▶ _EXERCISE GOAL_
Your task is to retype, word for word, the lines from the start of the data through the line holding "import plotly.graph_objects as go". Do not include the pictures.
>> START MATERIAL PROVIDED
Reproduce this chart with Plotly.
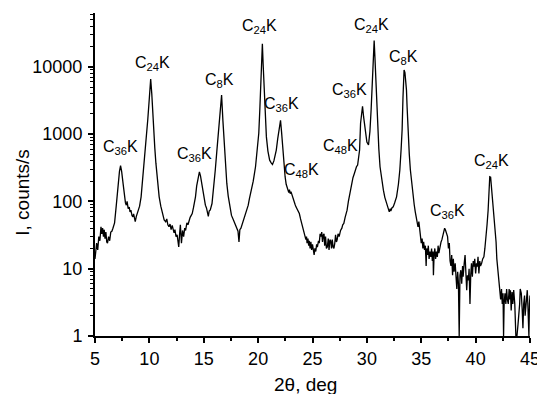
import math
import plotly.graph_objects as go

two_theta = [
    5.0, 5.08, 5.15, 5.25, 5.35, 5.45, 5.55, 5.62, 5.7, 5.78,
    5.85, 5.92, 6.0, 6.08, 6.15, 6.25, 6.35, 6.45, 6.55, 6.65,
    6.8, 6.95, 7.1, 7.25, 7.35, 7.45, 7.58, 7.7, 7.8, 7.88,
    7.95, 8.05, 8.15, 8.22, 8.3, 8.4, 8.48, 8.55, 8.62, 8.7,
    8.8, 8.9, 9.0, 9.1, 9.24, 9.4, 9.55, 9.7, 9.85, 10.0,
    10.12, 10.22, 10.36, 10.5, 10.6, 10.75, 10.9, 11.05, 11.2, 11.36,
    11.5, 11.6, 11.7, 11.8, 11.9, 12.0, 12.1, 12.2, 12.27, 12.35,
    12.45, 12.55, 12.62, 12.7, 12.78, 12.85, 12.95, 13.05, 13.15, 13.25,
    13.33, 13.45, 13.55, 13.64, 13.75, 13.85, 13.94, 14.05, 14.15, 14.24,
    14.35, 14.48, 14.6, 14.7, 14.85, 15.0, 15.15, 15.25, 15.35, 15.42,
    15.5, 15.6, 15.76, 15.9, 16.06, 16.2, 16.36, 16.5, 16.64, 16.76,
    16.88, 17.0, 17.12, 17.25, 17.42, 17.55, 17.73, 17.85, 17.95, 18.05,
    18.15, 18.24, 18.32, 18.42, 18.5, 18.6, 18.7, 18.79, 18.9, 19.0,
    19.09, 19.2, 19.39, 19.55, 19.76, 19.9, 20.06, 20.15, 20.24, 20.32,
    20.39, 20.46, 20.55, 20.65, 20.76, 20.9, 21.06, 21.2, 21.32, 21.45,
    21.55, 21.67, 21.8, 21.9, 22.0, 22.06, 22.15, 22.27, 22.38, 22.48,
    22.58, 22.67, 22.75, 22.82, 22.88, 22.95, 23.02, 23.1, 23.2, 23.3,
    23.4, 23.48, 23.6, 23.7, 23.79, 23.9, 24.0, 24.09, 24.2, 24.3,
    24.39, 24.45, 24.5, 24.58, 24.65, 24.7, 24.78, 24.85, 24.92, 25.0,
    25.08, 25.15, 25.22, 25.3, 25.38, 25.45, 25.55, 25.62, 25.7, 25.76,
    25.85, 25.92, 26.0, 26.06, 26.12, 26.2, 26.28, 26.36, 26.45, 26.52,
    26.6, 26.67, 26.75, 26.82, 26.9, 26.97, 27.05, 27.12, 27.2, 27.27,
    27.35, 27.45, 27.58, 27.7, 27.78, 27.88, 28.0, 28.1, 28.18, 28.3,
    28.4, 28.48, 28.6, 28.72, 28.85, 28.95, 29.05, 29.15, 29.25, 29.33,
    29.42, 29.5, 29.6, 29.7, 29.85, 30.0, 30.15, 30.28, 30.39, 30.48,
    30.55, 30.62, 30.67, 30.74, 30.82, 30.9, 30.97, 31.1, 31.21, 31.35,
    31.52, 31.65, 31.75, 31.82, 31.9, 31.98, 32.06, 32.15, 32.2, 32.3,
    32.42, 32.55, 32.73, 32.9, 33.03, 33.15, 33.24, 33.32, 33.38, 33.42,
    33.5, 33.58, 33.64, 33.7, 33.79, 33.9, 34.0, 34.12, 34.24, 34.35,
    34.45, 34.55, 34.65, 34.7, 34.78, 34.85, 34.92, 35.0, 35.08, 35.15,
    35.22, 35.3, 35.38, 35.45, 35.5, 35.58, 35.65, 35.72, 35.8, 35.88,
    35.95, 36.02, 36.08, 36.12, 36.18, 36.25, 36.32, 36.4, 36.48, 36.55,
    36.62, 36.67, 36.75, 36.82, 36.9, 37.0, 37.08, 37.15, 37.22, 37.3,
    37.42, 37.5, 37.58, 37.65, 37.73, 37.8, 37.88, 37.95, 38.02, 38.12,
    38.2, 38.27, 38.35, 38.42, 38.49, 38.56, 38.64, 38.72, 38.8, 38.85,
    38.95, 39.03, 39.1, 39.18, 39.25, 39.33, 39.4, 39.48, 39.55, 39.62,
    39.7, 39.78, 39.85, 39.92, 40.0, 40.08, 40.15, 40.22, 40.3, 40.38,
    40.45, 40.55, 40.65, 40.76, 40.85, 40.97, 41.05, 41.15, 41.25, 41.3,
    41.38, 41.45, 41.52, 41.6, 41.7, 41.8, 41.88, 41.95, 42.05, 42.15,
    42.22, 42.3, 42.38, 42.45, 42.52, 42.57, 42.62, 42.7, 42.78, 42.85,
    42.92, 43.0, 43.08, 43.15, 43.2, 43.27, 43.35, 43.42, 43.5, 43.6,
    43.7, 43.8, 43.9, 43.97, 44.05, 44.1, 44.2, 44.28, 44.35, 44.42,
    44.5, 44.55, 44.6, 44.68, 44.75, 44.82, 44.9, 44.95, 45.0,
]

counts = [
    14, 20, 24, 19, 30, 26, 42, 33, 40, 30,
    38, 28, 35, 25, 24, 30, 26, 35, 36, 40,
    48, 85, 165, 280, 340, 280, 185, 120, 95, 88,
    100, 78, 82, 70, 74, 62, 59, 65, 55, 50,
    60, 66, 74, 85, 117, 220, 410, 800, 1620, 3500,
    6600, 4000, 1290, 620, 370, 200, 117, 85, 65, 53,
    50, 55, 45, 42, 46, 38, 44, 35, 34, 38,
    30, 32, 27, 21, 33, 45, 24, 37, 30, 40,
    37, 48, 45, 53, 58, 62, 66, 80, 95, 117,
    170, 233, 275, 240, 165, 110, 88, 80, 70, 60,
    72, 75, 93, 150, 293, 550, 1030, 2000, 3800, 1600,
    730, 350, 185, 120, 74, 62, 53, 48, 45, 40,
    36, 25, 38, 40, 44, 48, 55, 59, 68, 80,
    88, 110, 147, 200, 327, 550, 1030, 2200, 5060, 11000,
    22000, 11000, 5000, 1800, 910, 560, 410, 375, 355, 400,
    470, 580, 850, 1150, 1500, 1600, 1100, 580, 330, 233,
    180, 156, 150, 135, 150, 130, 140, 125, 117, 100,
    90, 83, 75, 70, 66, 55, 48, 42, 35, 32,
    27, 30, 24, 28, 22, 26, 20, 25, 19, 23,
    18, 16, 20, 18, 23, 21, 26, 24, 33, 30,
    35, 25, 32, 33, 22, 30, 20, 21, 28, 19,
    27, 26, 20, 27, 21, 20, 24, 32, 25, 27,
    33, 30, 37, 40, 45, 47, 58, 65, 74, 100,
    125, 147, 190, 225, 260, 300, 330, 347, 450, 580,
    1450, 2100, 2600, 1800, 1030, 760, 690, 1100, 2300, 4500,
    9000, 16000, 24500, 14000, 7100, 3000, 1290, 600, 327, 210,
    147, 115, 100, 93, 82, 75, 70, 78, 72, 80,
    83, 95, 117, 180, 293, 600, 1150, 3500, 7500, 9000,
    8200, 6000, 4550, 2500, 910, 500, 293, 180, 117, 90,
    70, 59, 48, 42, 50, 38, 30, 24, 28, 20,
    25, 19, 22, 11, 20, 16, 22, 14, 18, 15,
    20, 13, 18, 8, 16, 20, 14, 18, 15, 22,
    17, 19, 22, 25, 27, 32, 38, 40, 38, 34,
    30, 20, 24, 13, 11, 16, 8, 14, 9, 12,
    7, 5, 9, 6, 1, 8, 9.5, 6, 11, 7.6,
    12, 16, 9, 4.8, 8, 6.7, 10, 3, 8, 12,
    7.6, 13, 10.7, 14, 8.5, 12, 10.7, 15, 8.5, 13,
    11, 12, 14, 15, 20, 30, 45, 74, 150, 233,
    230, 170, 120, 93, 55, 30, 25, 14, 10, 6,
    4.8, 3.5, 5, 3, 4.3, 1, 3, 4.3, 3, 5,
    3.5, 3, 5, 3.5, 4.8, 2.4, 4.5, 3, 4.8, 3,
    1, 1, 1.5, 2, 3, 5, 4.3, 2.5, 1.3, 3,
    4, 2, 2.4, 3.5, 4.8, 2.5, 1, 3, 4,
]
assert len(two_theta) == len(counts)

peak_labels = [
    "C<sub>36</sub>K", "C<sub>24</sub>K", "C<sub>36</sub>K", "C<sub>8</sub>K",
    "C<sub>24</sub>K", "C<sub>36</sub>K", "C<sub>48</sub>K", "C<sub>48</sub>K",
    "C<sub>36</sub>K", "C<sub>24</sub>K", "C<sub>8</sub>K", "C<sub>36</sub>K",
    "C<sub>24</sub>K",
]
label_theta = [7.36, 10.27, 14.18, 16.45, 20.14, 22.14, 24.0, 27.6, 28.4, 30.45, 33.4, 37.4, 41.45]
label_counts = [690, 12600, 560, 6900, 43600, 3090, 316, 725, 4900, 45700, 15500, 78, 437]

FONT = "Liberation Sans, Arial, sans-serif"

fig = go.Figure()
fig.add_trace(go.Scatter(
    x=two_theta, y=counts, mode="lines",
    line=dict(color="black", width=1.3),
    showlegend=False, hoverinfo="skip",
))

annotations = []
for txt, tx, cy in zip(peak_labels, label_theta, label_counts):
    annotations.append(dict(
        x=tx, y=math.log10(cy), xref="x", yref="y", text=txt,
        showarrow=False, xanchor="center", yanchor="middle", yshift=-3,
        font=dict(family=FONT, size=16, color="black"),
    ))
annotations.append(dict(
    x=-0.166, y=0.446, xref="paper", yref="paper", text="I, counts/s",
    showarrow=False, textangle=-90, xanchor="center", yanchor="middle",
    font=dict(family=FONT, size=19, color="black"),
))
annotations.append(dict(
    x=0.483, y=-0.149, xref="paper", yref="paper", text="2θ, deg",
    showarrow=False, xanchor="center", yanchor="middle",
    font=dict(family=FONT, size=19, color="black"),
))

# page body has an 8px default margin; size the figure so the plot area
# lands on the same pixels as the reference
fig.update_layout(
    width=537, height=386,
    margin=dict(l=87, r=10, t=5, b=58),
    paper_bgcolor="white", plot_bgcolor="white",
    font=dict(family=FONT, size=18, color="black"),
    annotations=annotations,
)
fig.update_xaxes(
    range=[5, 45], dtick=5, tick0=5,
    showline=True, linecolor="black", linewidth=2,
    ticks="outside", ticklen=5, tickwidth=1.5, tickcolor="black",
    minor=dict(dtick=2.5, ticks="outside", ticklen=3, tickcolor="black", tickwidth=1.5),
    showgrid=False, zeroline=False, mirror=False,
    ticklabeloverflow="allow",
    tickfont=dict(family=FONT, size=18, color="black"),
)
fig.update_yaxes(
    type="log", range=[0, 4.8], dtick=1, tickformat="d",
    showline=True, linecolor="black", linewidth=2,
    ticks="outside", ticklen=5, tickwidth=1.5, tickcolor="black",
    minor=dict(ticks="outside", ticklen=3, tickcolor="black", tickwidth=1),
    showgrid=False, zeroline=False, mirror=False,
    ticklabelstandoff=2,
    tickfont=dict(family=FONT, size=18, color="black"),
)

fig.write_html("out.html")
>> END MATERIAL PROVIDED
▶ _TASK SOLUTION_
Reproduce this chart with Plotly.
import math
import plotly.graph_objects as go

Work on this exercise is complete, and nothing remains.